China back on top with Olympic diving gold in 10m
By BETH HARRIS,
Updated August 9, 2012
LONDON (AP) Chen Ruolin was too good on the 10-meter platform again.
The 19-year-old Chinese diver won the women's title at the London Olympics on Thursday night, completing a sweep of the platform events for the second straight games.
Chen joined Americans Dorothy Poynton-Hill and Patty McCormick, and countrywoman Fu Mingxia as the only women to win individual 10-meter titles at successive games.
She helped China extend its streak of earning at least one medal in women's platform at the last eight Olympics, the longest such run for any country in any diving event.
"I'm very relaxed," Chen said through a translator. "It's like it's not the Olympic Games. I feel no high pressure."
Chen totaled 422.30 points during the five-dive final, winning by 55.80 points. She earlier won gold in the 10-meter synchronized event.
"I feel very pleased to have another gold medal for China," she said.
Chen was dominant through all three rounds of the competition. She finished the morning semifinal with a 47.35-point lead, although scores from the earlier rounds didn't carry over.
She earned 9.0s for her last dive, a back 2 1/2 somersault with 1 1/2 twists pike. She got out of the pool, took her traditional bow and walked away without waiting for her scores.
When Chen was introduced as the Olympic champion, she walked around the podium and shook hands with the other medalists before taking the top position.

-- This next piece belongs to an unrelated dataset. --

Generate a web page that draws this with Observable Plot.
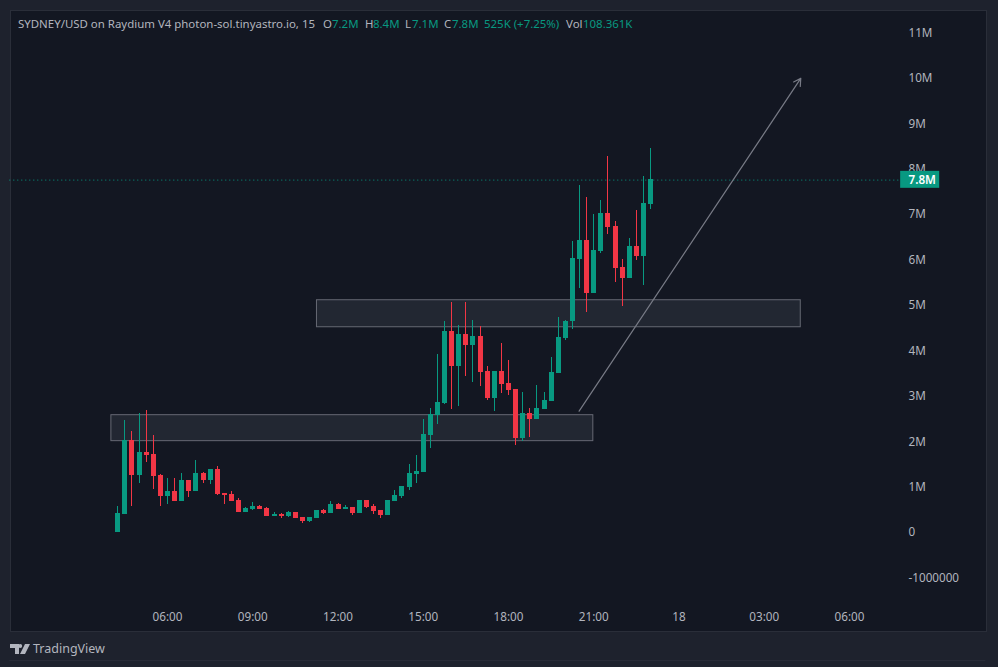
<!DOCTYPE html>
<html><head><meta charset="utf-8">
<script src="https://cdn.jsdelivr.net/npm/d3@7"></script>
<script src="https://cdn.jsdelivr.net/npm/@observablehq/plot@0.6"></script>
<style>
html,body{margin:0;padding:0;width:998px;height:667px;overflow:hidden;background:#1e222d;font-family:"Noto Sans",sans-serif}
#panel{position:absolute;left:10px;top:10px;width:977px;height:622px;box-sizing:border-box;background:#131722;border:1px solid #2a2e39}
#chart{position:absolute;left:0;top:0}
#legend span{position:absolute;top:15px;font-size:11.45px;line-height:18px;white-space:nowrap}
.lab{color:#b2b5be}.val{color:#089981}
#brand{position:absolute;left:33px;top:639px;font-size:12.5px;line-height:20px;color:#b2b5be}
#logo{position:absolute;left:10px;top:643px}
</style></head><body>
<div id="panel"></div>
<div id="chart"></div>
<div id="legend"></div>
<svg id="logo" width="20" height="12" viewBox="0 0 20 12"><path fill="#b2b5be" d="M0 1h9v10H5V5H0zM15 1h5l-5 10H10zM12.2 3a2 2 0 1 1-4 0 2 2 0 0 1 4 0z"/></svg>
<div id="brand">TradingView</div>
<script>
const opens=[0,.396,2.024,1.254,1.76,1.716,1.254,.792,.902,.682,1.144,.902,1.298,1.144,1.386,.858,.836,.704,.44,.506,.572,.528,.352,.396,.352,.44,.33,.242,.308,.484,.418,.616,.506,.55,.418,.704,.572,.484,.374,.682,.792,.99,1.276,1.32,2.134,2.574,2.838,4.422,3.652,4.356,4.114,4.312,3.542,2.948,3.542,3.278,3.146,2.068,2.618,2.486,2.706,2.882,3.498,4.268,4.642,6.006,6.424,5.258,6.182,7.018,6.732,5.83,5.588,6.292,6.072,7.216];
const highs=[.572,2.464,2.222,2.618,2.684,2.134,1.276,1.188,1.188,1.298,1.144,1.584,1.32,1.386,1.452,.858,.902,.748,.55,.66,.594,.55,.44,.418,.462,.44,.33,.33,.484,.506,.682,.638,.594,.55,.704,.704,.616,.484,.704,.924,1.012,1.496,1.694,2.486,2.728,3.916,4.642,5.06,4.554,5.06,4.664,4.532,3.652,3.542,4.158,3.784,3.146,3.08,2.728,3.234,3.08,3.85,4.73,4.664,6.402,7.634,7.37,6.996,7.304,8.272,6.842,6.006,6.468,7.084,7.832,8.448];
const lows=[0,.396,.572,1.078,1.54,.946,.572,.616,.682,.682,.77,.902,1.078,1.056,.814,.616,.682,.44,.44,.484,.506,.352,.352,.308,.33,.308,.198,.22,.308,.396,.418,.506,.506,.374,.418,.528,.396,.308,.374,.682,.748,.924,1.078,1.32,1.848,2.376,2.816,2.706,2.772,3.432,3.3,3.212,2.904,2.662,3.058,3.014,1.914,2.002,2.09,2.486,2.706,2.882,3.498,4.224,4.466,5.368,4.84,5.258,6.138,6.556,5.5,4.972,5.588,5.984,5.434,7.106];
const closes=[.418,2.024,1.254,1.76,1.694,1.232,.792,.902,.682,1.144,.902,1.298,1.144,1.386,.836,.814,.682,.44,.528,.572,.506,.352,.396,.352,.44,.308,.242,.33,.484,.418,.616,.506,.55,.418,.704,.55,.462,.374,.704,.814,1.012,1.298,1.342,2.156,2.596,2.86,4.422,3.652,4.356,4.114,4.312,3.52,2.948,3.542,3.256,3.124,2.068,2.618,2.486,2.728,2.904,3.52,4.29,4.642,6.028,6.424,5.258,6.204,7.018,6.71,5.808,5.588,6.292,6.072,7.238,7.766];

const yTicks=[-1,0,1,2,3,4,5,6,7,8,9,10,11];
const yTickLabels=["-1000000","0","1M","2M","3M","4M","5M","6M","7M","8M","9M","10M","11M"];
const xTickBars=[7,19,31,43,55,67,79,91,103];
const xTickLabels=["06:00","09:00","12:00","15:00","18:00","21:00","18","03:00","06:00"];
const zones=[{b1:-.9,b2:66.94,lo:2.002,hi:2.574},{b1:28.04,b2:96.14,lo:4.51,hi:5.105}];
const arrowBars=[64.94,96.14], arrowValues=[2.662,9.99];
const lastPrice=7.75, lastLabel="7.8M", tagBars=[110.2,115.7], tagValues=[7.569,7.943];
const legendParts=[["SYDNEY/USD on Raydium V4 photon-sol.tinyastro.io, 15",18,"lab"],["O",323,"lab"],["7.2M",332,"val"],["H",365,"lab"],["8.4M",373,"val"],["L",405,"lab"],["7.1M",412,"val"],["C",444,"lab"],["7.8M",452,"val"],["525K (+7.25%)",484,"val"],["Vol",566,"lab"],["108.361K",583,"val"]];

const up="#089981", down="#f23645";
const t=i=>new Date(Date.UTC(2024,2,17,4,15)+i*9e5);
const candles=opens.map((o,i)=>({t:t(i),o,h:highs[i],l:lows[i],c:closes[i],col:closes[i]>=o?up:down}));
const zoneData=zones.map(z=>({x1:t(z.b1),x2:t(z.b2),y1:z.lo,y2:z.hi}));
const labelByTime=new Map(xTickBars.map((b,i)=>[+t(b),xTickLabels[i]]));

const chart=Plot.plot({
  width:998,height:667,marginLeft:10,marginRight:90,marginTop:10,marginBottom:63,
  style:{background:"transparent",color:"#b2b5be",fontFamily:"'Noto Sans',sans-serif",fontSize:"11.7px"},
  x:{type:"utc",domain:[t(7),t(103)],range:[167,849]},
  y:{domain:[-1,11],range:[577,32]},
  marks:[
    Plot.ruleY([-2.83],{stroke:"#2a2e39",x1:t(-15.2),x2:t(122.2)}),
    Plot.axisX({ticks:xTickBars.map(t),tickFormat:d=>labelByTime.get(+d),tickSize:0,tickPadding:8,label:null,fill:"#b2b5be"}),
    Plot.axisY({anchor:"right",ticks:yTicks,tickFormat:d=>yTickLabels[yTicks.indexOf(d)],tickSize:0,tickPadding:0,label:null,fill:"#b2b5be",dy:.5}),
    Plot.rect(zoneData,{x1:"x1",x2:"x2",y1:"y1",y2:"y2",fill:"#787b86",fillOpacity:.16,stroke:"#787b86",strokeOpacity:.8,strokeWidth:1}),
    Plot.ruleY([lastPrice],{stroke:up,strokeDasharray:"1 3",x1:t(-15.2),x2:t(110.2)}),
    Plot.ruleX(candles,{x:"t",y1:"l",y2:"h",stroke:"col",strokeWidth:1,shapeRendering:"crispEdges"}),
    Plot.ruleX(candles,{x:"t",y1:"o",y2:"c",stroke:"col",strokeWidth:5,shapeRendering:"crispEdges"}),
    Plot.arrow([{}],{x1:()=>t(arrowBars[0]),x2:()=>t(arrowBars[1]),y1:()=>arrowValues[0],y2:()=>arrowValues[1],stroke:"#787b86",strokeWidth:1.2,headLength:10}),
    Plot.rect([{}],{x1:()=>t(tagBars[0]),x2:()=>t(tagBars[1]),y1:()=>tagValues[0],y2:()=>tagValues[1],fill:up}),
    Plot.text([lastLabel],{x:()=>t(111.3),y:()=>lastPrice,text:d=>d,fill:"#fff",textAnchor:"start",fontWeight:600,fontSize:11.7})
  ]
});
document.getElementById("chart").append(chart);
const lg=document.getElementById("legend");
for(const [txt,x,cls] of legendParts){const s=document.createElement("span");s.textContent=txt;s.className=cls;s.style.left=x+"px";lg.append(s);}
</script>
</body></html>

"She's unbelievable," silver medalist Brittany Broben of Australia said. "She deserves it. She works so hard. She dives the best of anyone."
China has won six of seven diving gold medals with only the men's platform remaining. The diving superpower was upset by Russia in the men's 3-meter springboard, spoiling its bid to sweep all eight diving events in London.
But the Chinese can equal their seven golds from Beijing with a victory in the men's platform final on Saturday.
Broben, a 16-year-old diver competing in her first Olympics, finished second at 366.50. She jumped up and down and ran to hug her coach after realizing she had earned a medal.
"Please don't pinch me because I never want to wake up. It's amazing," she said, wearing an Australia flag featuring a boxing kangaroo around her shoulders. "My coach was holding his breath on the last dive."
Broben's legs were shaking as she walked out on the 33-foot tower to do a back 2 1/2 somersaults with 1 1/2 twists pike. She was fourth and needed a solid score to get into the medals mix. She got it, totaling 81.60 points.
"My coach was like, 'Whatever happens, happens. Have fun,'" she said. "But I knew it had to be pretty good to get a medal."
Pandelela Pamg of Malaysia won the bronze at 359.20 for her country's first Olympic medal in diving and first in any sport besides badminton.
"Diving is not as famous as other sports," Pamg said. "I hope this will inspire other youth to take up this sport and support the Malaysian team."
Pamg has been busy in London. She took eighth in 3-meter springboard synchro and seventh in 10-meter synchro.
Pamg didn't advance out of the 10-meter preliminaries four years ago in Beijing. At the 2009 world meet, she and her partner won bronze in the synchro event, becoming the first Malaysians to win a world medal.
"I'm very proud and very honored to win the first medal for Malaysia," she said. "I hope Malaysians are proud of me."
Melissa Wu of Australia finished fourth at 358.10.
Chen's teammate, Hu Yudan, rallied from 12th after four dives to finish ninth. The 16-year-old who is 61 days younger than Broben, finished second at last year's world championships.
"She still has lots of chances," Chen said. "She needs to be more grown up and more stable. She will be a nice girl."
Paola Espinosa of Mexico was third after four dives, but she botched her final dive to fall out of medal contention after earning silver in 10-meter synchro at her third Olympics.